Because of that experience, Carl started practicing Buddhism and continues to find refuge in its philosophies. He sees Bodhi Day as a way to express his gratitude for what Buddhism has done for him..
“Bodhi Day is a celebration of the day the Buddha was enlightened, the day the Dharma (meaning ‘the way’ or ‘the truth’) was able to be taught on this planet to help us know how to end suffering,” Carl says.
Bodhi Day demonstrates that there is a way to find stillness for the soul in an ever-spinning world.
Outward celebrations of Bodhi Day are fairly simple. Some Buddhists decorate a small tree with glowing lights to represent the tree under which the Buddha was enlightened. They’ll often meditate longer than usual on this day. This meditation is generally preceded by “inviting the bell” — a large, deep bowl with an undulating, calming sound — and reciting chants.
Sometimes believers will exchange small gifts with each other.
“In Buddhism, gifts aren’t necessarily a bunch of toys and stuff,” Carl says. “It can be just listening to somebody honestly and deeply. It can be seeing somebody with the eyes of compassion.”
Although Carl has found a home in Buddhism, he was raised Christian. He emphasizes that he still loves and reveres Jesus, so he also sets up a small nativity in his home around Christmastime.
“I try to see Jesus as a great teacher,” he says. “I read the Sermon on the Mount, for example.”
Carl also participates in family Christmas parties. He incorporates mindfulness into these parties by making sure he is present in the moment. When he’s socializing with family and friends at holiday get-togethers, his motto is: “whoever I’m talking to is the most important person in the room.”
Whether celebrating Bodhi Day or Christmas, Carl seeks to approach the holiday season with an added measure of compassion, love and gratitude.
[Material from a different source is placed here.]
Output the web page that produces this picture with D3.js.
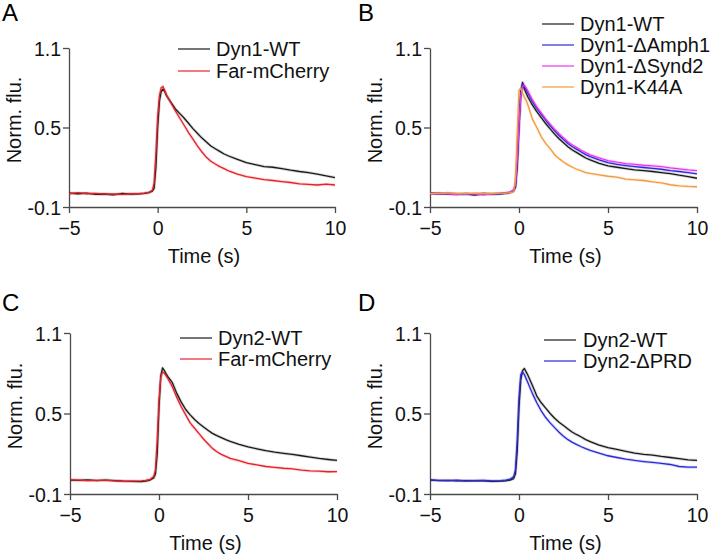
<!DOCTYPE html>
<html>
<head>
<meta charset="utf-8">
<script src="https://cdn.jsdelivr.net/npm/d3@7"></script>
<style>
  html, body { margin: 0; padding: 0; background: #fff; }
  svg { display: block; font-family: "Liberation Sans", Arial, Helvetica, sans-serif; }
</style>
</head>
<body>
<svg id="chart" width="712" height="557"></svg>
<script>
// ---------- DATA ----------
const time = [-5,-4.5,-4,-3.5,-3,-2.5,-2,-1.5,-1,-0.75,-0.5,-0.3,-0.2,-0.1,0,0.1,0.2,0.3,0.4,0.5,0.75,1,1.25,1.5,1.75,2,2.25,2.5,2.75,3,3.25,3.5,3.75,4,4.5,5,5.5,6,6.5,7,7.5,8,8.5,9,9.5,10];
const xTicks = [-5, 0, 5, 10];
const yTicks = [-0.1, 0.5, 1.1];
const yTickLabels = ["-0.1", "0.5", "1.1"];

const dyn1WT_A = [0.005,0.0,0.004,-0.004,-0.002,-0.008,0.002,-0.003,0.0,0.003,0.008,0.02,0.04,0.2,0.5,0.7,0.77,0.79,0.77,0.74,0.69,0.64,0.605,0.57,0.53,0.49,0.455,0.42,0.39,0.36,0.34,0.32,0.3,0.285,0.26,0.235,0.22,0.205,0.2,0.19,0.178,0.168,0.16,0.148,0.135,0.122];
const farMCherry_A = [0.0,0.008,0.0,0.003,-0.003,-0.002,-0.005,0.0,0.002,0.004,0.01,0.025,0.08,0.3,0.58,0.74,0.8,0.81,0.78,0.745,0.685,0.625,0.57,0.515,0.46,0.41,0.36,0.315,0.275,0.245,0.225,0.205,0.19,0.172,0.148,0.13,0.118,0.107,0.1,0.092,0.085,0.075,0.07,0.066,0.072,0.066];

const dyn1WT_B = [0.004,-0.002,0.003,-0.003,0.0,-0.01,0.0,-0.004,0.002,0.003,0.01,0.022,0.05,0.2,0.5,0.75,0.84,0.79,0.76,0.73,0.67,0.62,0.575,0.53,0.49,0.45,0.415,0.385,0.355,0.33,0.31,0.29,0.27,0.255,0.23,0.21,0.2,0.19,0.18,0.175,0.168,0.16,0.152,0.14,0.13,0.117];
const dyn1Amph1 = [0.002,0.003,-0.002,0.0,-0.004,-0.004,0.002,-0.002,0.0,0.004,0.01,0.024,0.06,0.25,0.55,0.77,0.83,0.81,0.785,0.76,0.695,0.645,0.6,0.555,0.515,0.475,0.44,0.41,0.38,0.355,0.335,0.315,0.295,0.28,0.255,0.235,0.222,0.213,0.205,0.198,0.192,0.185,0.175,0.168,0.16,0.15];
const dyn1Synd2 = [0.0,0.004,0.0,-0.006,0.002,-0.002,-0.008,0.0,0.003,0.005,0.012,0.03,0.07,0.25,0.52,0.74,0.81,0.82,0.8,0.775,0.71,0.655,0.61,0.565,0.525,0.487,0.453,0.422,0.393,0.368,0.348,0.328,0.31,0.293,0.27,0.25,0.238,0.228,0.222,0.215,0.21,0.205,0.195,0.188,0.18,0.174];
const dyn1K44A = [0.003,0.0,0.006,0.002,0.0,0.004,0.002,0.0,0.004,0.005,0.008,0.015,0.1,0.45,0.78,0.8,0.76,0.73,0.705,0.67,0.565,0.5,0.43,0.38,0.34,0.295,0.265,0.24,0.218,0.2,0.185,0.172,0.16,0.153,0.142,0.132,0.125,0.11,0.105,0.1,0.09,0.082,0.068,0.06,0.055,0.053];

const dyn2WT_C = [0.004,0.002,0.005,0.0,0.004,0.0,-0.004,-0.006,-0.008,-0.004,0.004,0.02,0.05,0.2,0.55,0.78,0.84,0.82,0.795,0.775,0.73,0.65,0.585,0.53,0.49,0.455,0.425,0.4,0.375,0.352,0.335,0.32,0.305,0.292,0.27,0.252,0.237,0.223,0.212,0.203,0.195,0.185,0.175,0.165,0.157,0.15];
const farMCherry_C = [0.006,0.004,0.0,0.002,0.002,-0.002,-0.005,-0.004,-0.002,0.002,0.008,0.03,0.08,0.3,0.6,0.77,0.81,0.8,0.78,0.76,0.7,0.62,0.55,0.49,0.43,0.39,0.35,0.31,0.275,0.24,0.215,0.195,0.18,0.165,0.148,0.128,0.117,0.105,0.098,0.092,0.088,0.078,0.072,0.07,0.066,0.067];

const dyn2WT_D = [0.005,0.0,0.002,-0.002,0.0,-0.002,-0.002,-0.006,-0.004,-0.002,0.004,0.015,0.05,0.22,0.55,0.75,0.82,0.835,0.81,0.785,0.71,0.63,0.58,0.54,0.5,0.465,0.435,0.41,0.385,0.36,0.342,0.325,0.305,0.29,0.265,0.245,0.232,0.218,0.205,0.196,0.19,0.18,0.172,0.163,0.155,0.15];
const dyn2PRD = [0.004,0.002,0.0,0.003,-0.002,0.0,0.002,-0.002,0.0,0.004,0.01,0.03,0.08,0.3,0.62,0.79,0.81,0.79,0.76,0.73,0.65,0.58,0.52,0.47,0.43,0.395,0.36,0.33,0.305,0.285,0.268,0.252,0.238,0.225,0.205,0.185,0.172,0.16,0.15,0.142,0.135,0.128,0.12,0.105,0.1,0.1];

const panelLetters = ["A", "B", "C", "D"];
const seriesNamesA = ["Dyn1-WT", "Far-mCherry"];
const seriesNamesB = ["Dyn1-WT", "Dyn1-ΔAmph1", "Dyn1-ΔSynd2", "Dyn1-K44A"];
const seriesNamesC = ["Dyn2-WT", "Far-mCherry"];
const seriesNamesD = ["Dyn2-WT", "Dyn2-ΔPRD"];

// ---------- STYLE / LAYOUT ----------
const COL = { black: "#1a1a1a", red: "#e8202a", blue: "#2a2ad8", magenta: "#ee35ee", orange: "#f39a3c" };

const panels = [
  { letter: panelLetters[0], box: { x0: 69, x1: 335, y0: 48, y1: 207 }, lp: { x: 178, y: 49, gap: 22, tx: 216 },
    series: [ { name: seriesNamesA[0], v: dyn1WT_A, c: COL.black }, { name: seriesNamesA[1], v: farMCherry_A, c: COL.red } ] },
  { letter: panelLetters[1], box: { x0: 430, x1: 697, y0: 48, y1: 207 }, lp: { x: 542, y: 24, gap: 21, tx: 580 },
    series: [ { name: seriesNamesB[0], v: dyn1WT_B, c: COL.black }, { name: seriesNamesB[1], v: dyn1Amph1, c: COL.blue },
              { name: seriesNamesB[2], v: dyn1Synd2, c: COL.magenta }, { name: seriesNamesB[3], v: dyn1K44A, c: COL.orange } ] },
  { letter: panelLetters[2], box: { x0: 70, x1: 337, y0: 333, y1: 494 }, lp: { x: 180, y: 338, gap: 21, tx: 218 },
    series: [ { name: seriesNamesC[0], v: dyn2WT_C, c: COL.black }, { name: seriesNamesC[1], v: farMCherry_C, c: COL.red } ] },
  { letter: panelLetters[3], box: { x0: 430, x1: 697, y0: 333, y1: 494 }, lp: { x: 544, y: 340, gap: 21, tx: 583 },
    series: [ { name: seriesNamesD[0], v: dyn2WT_D, c: COL.black }, { name: seriesNamesD[1], v: dyn2PRD, c: COL.blue } ] }
];

const svg = d3.select("#chart");
const AXIS_COL = "#4a4a4a";

panels.forEach((p, i) => {
  const b = p.box;
  const x = d3.scaleLinear().domain([-5, 10]).range([b.x0, b.x1]);
  const y = d3.scaleLinear().domain([-0.1, 1.1]).range([b.y1, b.y0]);
  const g = svg.append("g");

  // panel letter
  const col = i % 2, row = Math.floor(i / 2);
  g.append("text").attr("x", col === 0 ? 2 : 358).attr("y", row === 0 ? 21 : 311)
    .attr("font-size", 24).attr("fill", "#000").text(p.letter);

  // axes
  const xAxis = d3.axisBottom(x).tickValues(xTicks).tickSize(6).tickSizeOuter(0).tickPadding(4).tickFormat(d3.format("d"));
  const yAxis = d3.axisLeft(y).tickValues(yTicks).tickSize(6).tickSizeOuter(0).tickPadding(2)
    .tickFormat((d, k) => yTickLabels[k]);

  const gx = g.append("g").attr("transform", `translate(0,${b.y1})`).call(xAxis);
  const gy = g.append("g").attr("transform", `translate(${b.x0},0)`).call(yAxis);
  [gx, gy].forEach(ax => {
    ax.select(".domain").attr("stroke", AXIS_COL).attr("stroke-width", 1.3);
    ax.selectAll(".tick line").attr("stroke", AXIS_COL).attr("stroke-width", 1.3);
    ax.selectAll(".tick text").attr("fill", "#111").attr("font-size", 19.5).attr("font-family", null);
  });
  gx.selectAll(".tick text").attr("dy", null).attr("y", 28);
  gy.selectAll(".tick text").attr("dy", "0.36em");

  // axis titles
  g.append("text").attr("x", (b.x0 + b.x1) / 2 + 2).attr("y", b.y1 + 56)
    .attr("text-anchor", "middle").attr("font-size", 20).attr("fill", "#111").text("Time (s)");
  g.append("text").attr("transform", `translate(${b.x0 - 48},${(b.y0 + b.y1) / 2 - 7.5}) rotate(-90)`)
    .attr("text-anchor", "middle").attr("font-size", 20).attr("fill", "#111").text("Norm. flu.");

  // lines (light SEM-like halo, then trace)
  const line = d3.line().x((d, k) => x(time[k])).y(d => y(d));
  p.series.forEach(s => {
    g.append("path").datum(s.v).attr("d", line).attr("fill", "none")
      .attr("stroke", s.c).attr("stroke-opacity", 0.18).attr("stroke-width", 3).attr("stroke-linejoin", "round");
  });
  p.series.forEach(s => {
    g.append("path").datum(s.v).attr("d", line).attr("fill", "none")
      .attr("stroke", s.c).attr("stroke-width", 1.3).attr("stroke-linejoin", "round");
  });

  // legend
  p.series.forEach((s, k) => {
    const ly = p.lp.y + k * p.lp.gap;
    g.append("line").attr("x1", p.lp.x).attr("x2", p.lp.x + 32).attr("y1", ly).attr("y2", ly)
      .attr("stroke", s.c).attr("stroke-width", 1.2);
    g.append("text").attr("x", p.lp.tx).attr("y", ly).attr("dy", "0.35em")
      .attr("font-size", 20).attr("fill", "#111").text(s.name);
  });
});
</script>
</body>
</html>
“I sit in meditation and celebration, thinking about how wonderful it is that 2600 years ago, the Buddha came to the realization that there is an end to suffering and taught me how and helped me — just some dude in Orem who didn’t know how to live,” he says.
The Story of Bodhi Day
The story of Bodhi Day is told with many variations. Orem’s Carl Harman describes it this way:
Long ago in present-day Nepal, a prince was born. His name was Siddhartha Gautama. As he was raised, his parents shielded him from seeing suffering in the world — dying people, sick people, even elderly people.
He eventually married and had a son, but he wasn’t happy. Siddhartha’s wife knew it was time for him to find the way, the truth — the Dharma.
For six years he searched, sacrificing his luxurious life to find the end of suffering.
Finally sitting under a Bodhi tree, he meditated for seven days until he reached enlightenment. “His radiance was so amazing that nothing negative could even get close to him,” Carl says with a smile. Siddhartha became the Buddha. He reached Nirvana — the highest level of happiness, tranquility and peace.